• [EXERCISE INSTRUCTIONS]: Read through the records below and copy each line that uses the word "with".

• [RECORD EXCERPTS]:
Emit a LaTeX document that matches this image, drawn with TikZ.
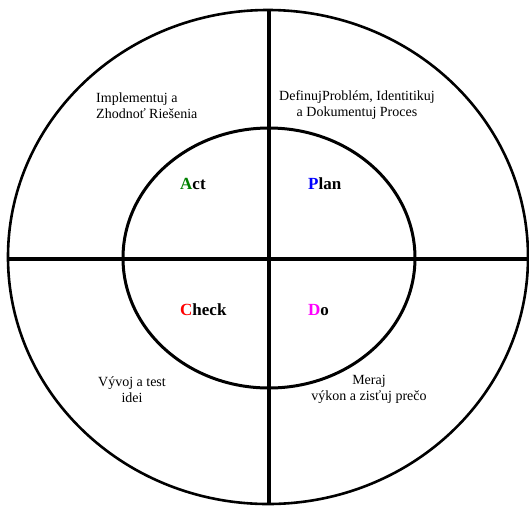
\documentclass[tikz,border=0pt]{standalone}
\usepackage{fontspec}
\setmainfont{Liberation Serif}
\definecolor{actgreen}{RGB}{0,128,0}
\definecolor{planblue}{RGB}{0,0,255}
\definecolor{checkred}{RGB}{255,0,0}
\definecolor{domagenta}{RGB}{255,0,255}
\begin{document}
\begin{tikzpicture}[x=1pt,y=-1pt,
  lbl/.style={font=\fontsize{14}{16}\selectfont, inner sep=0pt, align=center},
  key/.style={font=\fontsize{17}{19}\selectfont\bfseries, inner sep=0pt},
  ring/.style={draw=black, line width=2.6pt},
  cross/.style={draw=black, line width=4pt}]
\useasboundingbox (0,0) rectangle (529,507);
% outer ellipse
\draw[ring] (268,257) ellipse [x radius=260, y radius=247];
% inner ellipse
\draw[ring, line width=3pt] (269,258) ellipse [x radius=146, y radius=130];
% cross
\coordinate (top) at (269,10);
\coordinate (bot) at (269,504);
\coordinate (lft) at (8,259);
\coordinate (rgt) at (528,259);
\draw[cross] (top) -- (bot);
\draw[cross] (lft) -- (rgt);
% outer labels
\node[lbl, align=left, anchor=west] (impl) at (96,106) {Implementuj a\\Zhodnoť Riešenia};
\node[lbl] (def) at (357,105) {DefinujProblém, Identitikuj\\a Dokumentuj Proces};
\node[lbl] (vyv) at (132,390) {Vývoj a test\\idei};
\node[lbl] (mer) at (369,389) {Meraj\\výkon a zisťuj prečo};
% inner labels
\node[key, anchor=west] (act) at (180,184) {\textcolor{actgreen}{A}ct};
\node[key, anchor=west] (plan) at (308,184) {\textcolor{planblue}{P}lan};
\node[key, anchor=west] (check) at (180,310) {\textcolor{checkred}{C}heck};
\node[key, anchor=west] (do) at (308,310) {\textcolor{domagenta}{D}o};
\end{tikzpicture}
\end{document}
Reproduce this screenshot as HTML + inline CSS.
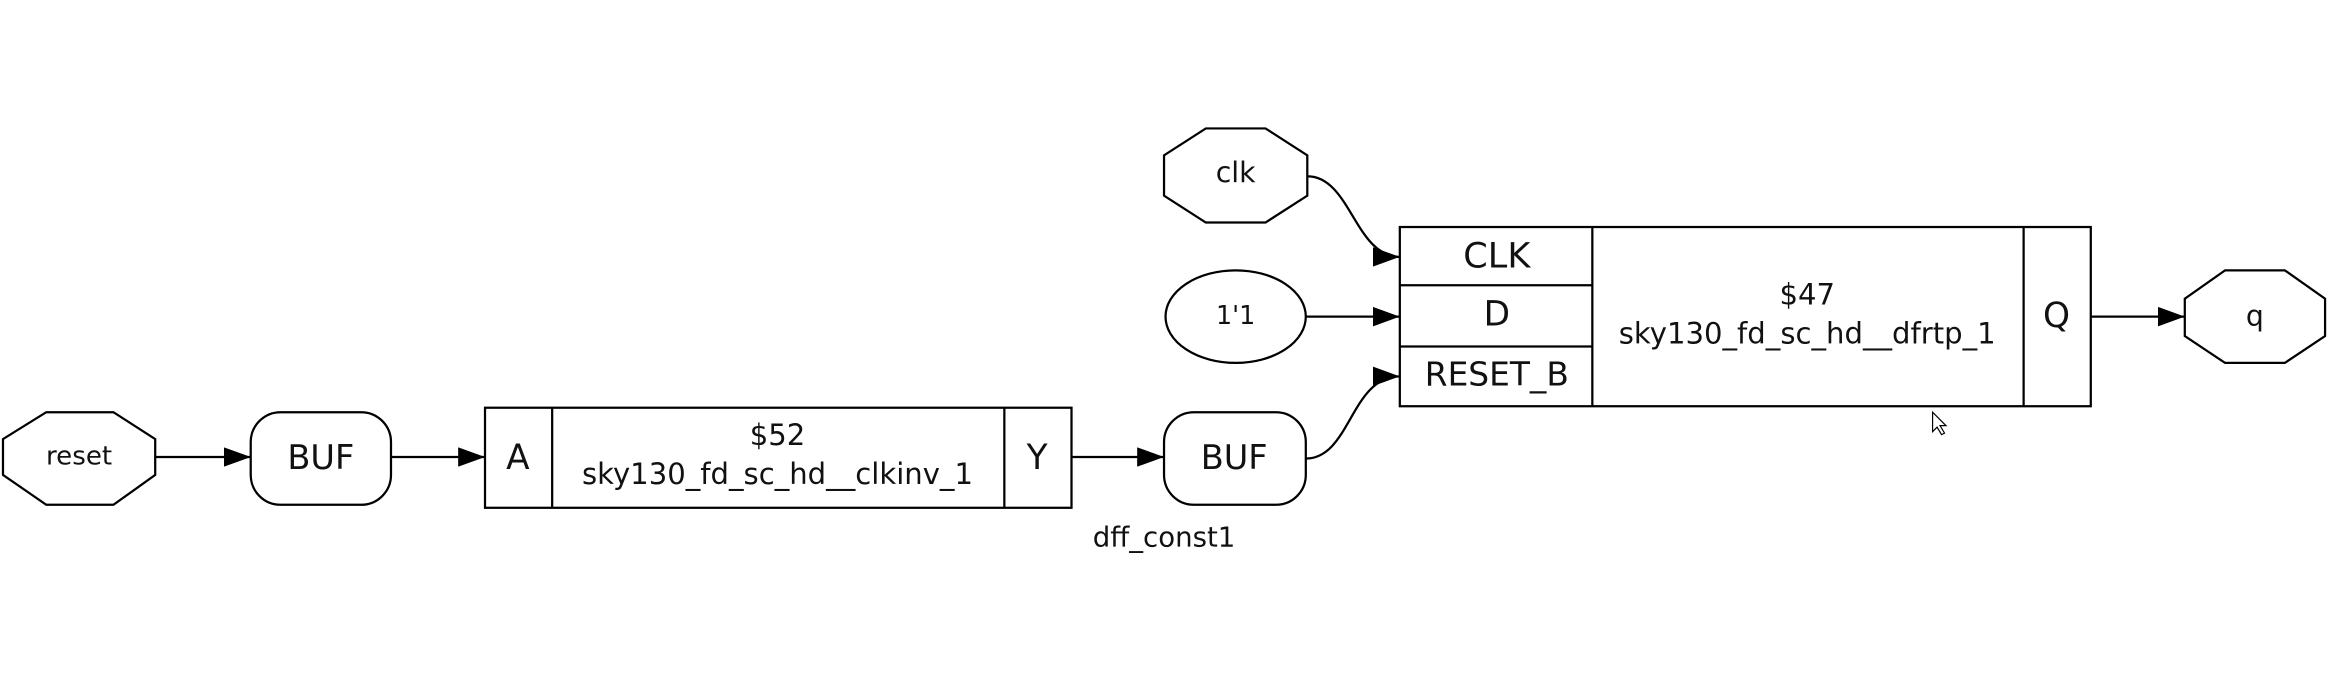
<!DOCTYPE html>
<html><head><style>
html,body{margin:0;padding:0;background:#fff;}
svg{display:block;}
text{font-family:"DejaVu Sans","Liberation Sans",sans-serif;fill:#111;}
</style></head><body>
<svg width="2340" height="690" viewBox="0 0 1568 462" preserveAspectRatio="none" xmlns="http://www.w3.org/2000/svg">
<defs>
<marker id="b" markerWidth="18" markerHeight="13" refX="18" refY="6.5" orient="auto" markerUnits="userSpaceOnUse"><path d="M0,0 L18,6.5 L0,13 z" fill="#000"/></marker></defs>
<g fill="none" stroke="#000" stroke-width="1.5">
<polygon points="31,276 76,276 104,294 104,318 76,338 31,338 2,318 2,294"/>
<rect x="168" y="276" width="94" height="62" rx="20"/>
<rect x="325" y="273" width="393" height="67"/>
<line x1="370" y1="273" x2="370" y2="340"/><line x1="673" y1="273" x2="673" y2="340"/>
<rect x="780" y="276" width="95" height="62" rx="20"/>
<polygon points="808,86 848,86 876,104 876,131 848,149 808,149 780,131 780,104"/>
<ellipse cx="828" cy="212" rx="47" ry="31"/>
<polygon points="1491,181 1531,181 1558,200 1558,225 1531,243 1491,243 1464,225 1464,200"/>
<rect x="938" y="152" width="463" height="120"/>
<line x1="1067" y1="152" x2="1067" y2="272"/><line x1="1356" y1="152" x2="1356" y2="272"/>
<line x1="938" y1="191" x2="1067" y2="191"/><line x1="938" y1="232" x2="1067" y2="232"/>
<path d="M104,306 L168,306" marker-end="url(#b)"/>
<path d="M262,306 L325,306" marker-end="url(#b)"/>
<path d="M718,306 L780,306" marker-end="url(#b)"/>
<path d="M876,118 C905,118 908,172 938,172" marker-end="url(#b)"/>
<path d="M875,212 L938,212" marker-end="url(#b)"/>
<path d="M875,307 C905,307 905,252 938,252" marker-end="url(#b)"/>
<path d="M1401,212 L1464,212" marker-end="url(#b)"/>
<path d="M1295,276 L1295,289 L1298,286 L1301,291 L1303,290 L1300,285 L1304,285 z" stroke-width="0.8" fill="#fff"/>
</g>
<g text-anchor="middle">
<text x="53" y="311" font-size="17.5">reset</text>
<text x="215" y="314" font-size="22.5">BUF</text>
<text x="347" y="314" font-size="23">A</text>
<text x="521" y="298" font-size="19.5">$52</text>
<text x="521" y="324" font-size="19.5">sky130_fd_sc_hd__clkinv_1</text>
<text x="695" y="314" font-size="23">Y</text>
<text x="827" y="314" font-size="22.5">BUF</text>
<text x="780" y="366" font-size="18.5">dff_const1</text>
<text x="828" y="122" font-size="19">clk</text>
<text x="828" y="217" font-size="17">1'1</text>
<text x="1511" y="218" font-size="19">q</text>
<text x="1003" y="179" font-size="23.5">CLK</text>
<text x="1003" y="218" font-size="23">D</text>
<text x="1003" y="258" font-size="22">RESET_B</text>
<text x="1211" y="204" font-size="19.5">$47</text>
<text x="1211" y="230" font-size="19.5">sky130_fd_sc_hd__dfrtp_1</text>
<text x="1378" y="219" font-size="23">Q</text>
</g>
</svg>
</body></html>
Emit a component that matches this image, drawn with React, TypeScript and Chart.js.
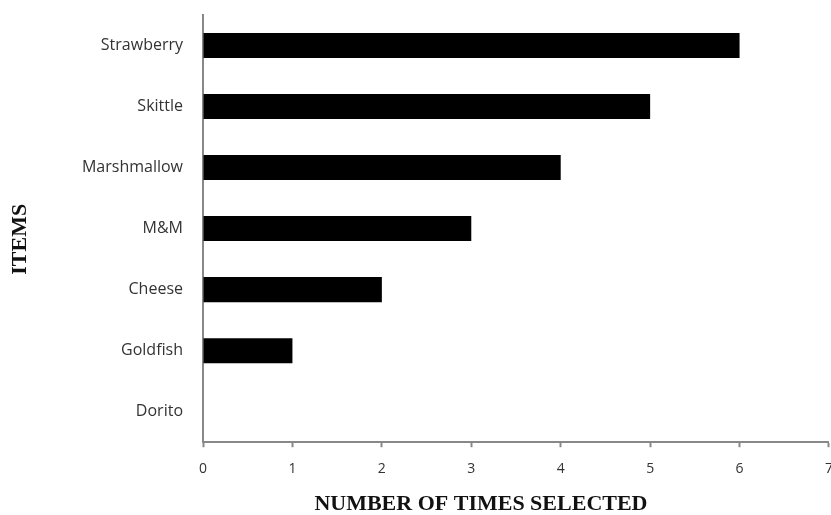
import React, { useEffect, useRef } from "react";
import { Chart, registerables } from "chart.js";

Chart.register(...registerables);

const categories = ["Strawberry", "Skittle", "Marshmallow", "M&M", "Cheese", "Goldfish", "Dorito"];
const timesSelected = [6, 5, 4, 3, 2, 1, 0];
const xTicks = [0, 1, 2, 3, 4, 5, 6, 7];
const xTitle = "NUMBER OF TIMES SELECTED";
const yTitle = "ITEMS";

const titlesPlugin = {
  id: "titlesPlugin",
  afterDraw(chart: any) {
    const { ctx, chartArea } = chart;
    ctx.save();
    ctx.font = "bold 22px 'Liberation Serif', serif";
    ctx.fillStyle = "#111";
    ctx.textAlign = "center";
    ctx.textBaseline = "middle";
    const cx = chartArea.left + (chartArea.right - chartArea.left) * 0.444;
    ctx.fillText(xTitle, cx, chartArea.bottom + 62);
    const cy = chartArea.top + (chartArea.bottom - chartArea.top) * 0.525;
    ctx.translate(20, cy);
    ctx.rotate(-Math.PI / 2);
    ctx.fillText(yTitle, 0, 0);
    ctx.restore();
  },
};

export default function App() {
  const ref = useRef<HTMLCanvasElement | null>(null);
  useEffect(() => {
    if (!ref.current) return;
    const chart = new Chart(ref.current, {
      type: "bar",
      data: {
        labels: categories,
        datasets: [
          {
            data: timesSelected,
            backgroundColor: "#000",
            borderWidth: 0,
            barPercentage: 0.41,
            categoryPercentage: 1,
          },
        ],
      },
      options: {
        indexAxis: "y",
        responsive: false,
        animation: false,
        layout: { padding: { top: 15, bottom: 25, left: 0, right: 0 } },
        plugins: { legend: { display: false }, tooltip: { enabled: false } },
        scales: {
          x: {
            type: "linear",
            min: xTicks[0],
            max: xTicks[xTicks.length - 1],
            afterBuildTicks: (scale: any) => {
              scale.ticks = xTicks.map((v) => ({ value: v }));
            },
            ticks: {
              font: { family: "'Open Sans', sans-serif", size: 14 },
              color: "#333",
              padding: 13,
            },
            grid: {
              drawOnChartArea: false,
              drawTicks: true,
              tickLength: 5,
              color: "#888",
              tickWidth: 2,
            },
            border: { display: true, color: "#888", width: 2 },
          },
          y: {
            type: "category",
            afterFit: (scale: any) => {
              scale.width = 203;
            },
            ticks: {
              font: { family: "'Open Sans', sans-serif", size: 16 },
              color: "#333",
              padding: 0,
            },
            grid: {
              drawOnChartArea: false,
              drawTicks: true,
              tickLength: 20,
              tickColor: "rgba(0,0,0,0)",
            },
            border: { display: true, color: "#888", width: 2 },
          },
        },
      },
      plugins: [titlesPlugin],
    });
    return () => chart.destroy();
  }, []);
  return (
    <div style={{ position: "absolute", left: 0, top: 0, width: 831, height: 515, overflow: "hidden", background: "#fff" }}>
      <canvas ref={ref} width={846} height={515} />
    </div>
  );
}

• [FINAL RESULT]:
Emit a LaTeX document that matches this image, drawn with TikZ.
Emit a component that matches this image, drawn with React, TypeScript and Chart.js.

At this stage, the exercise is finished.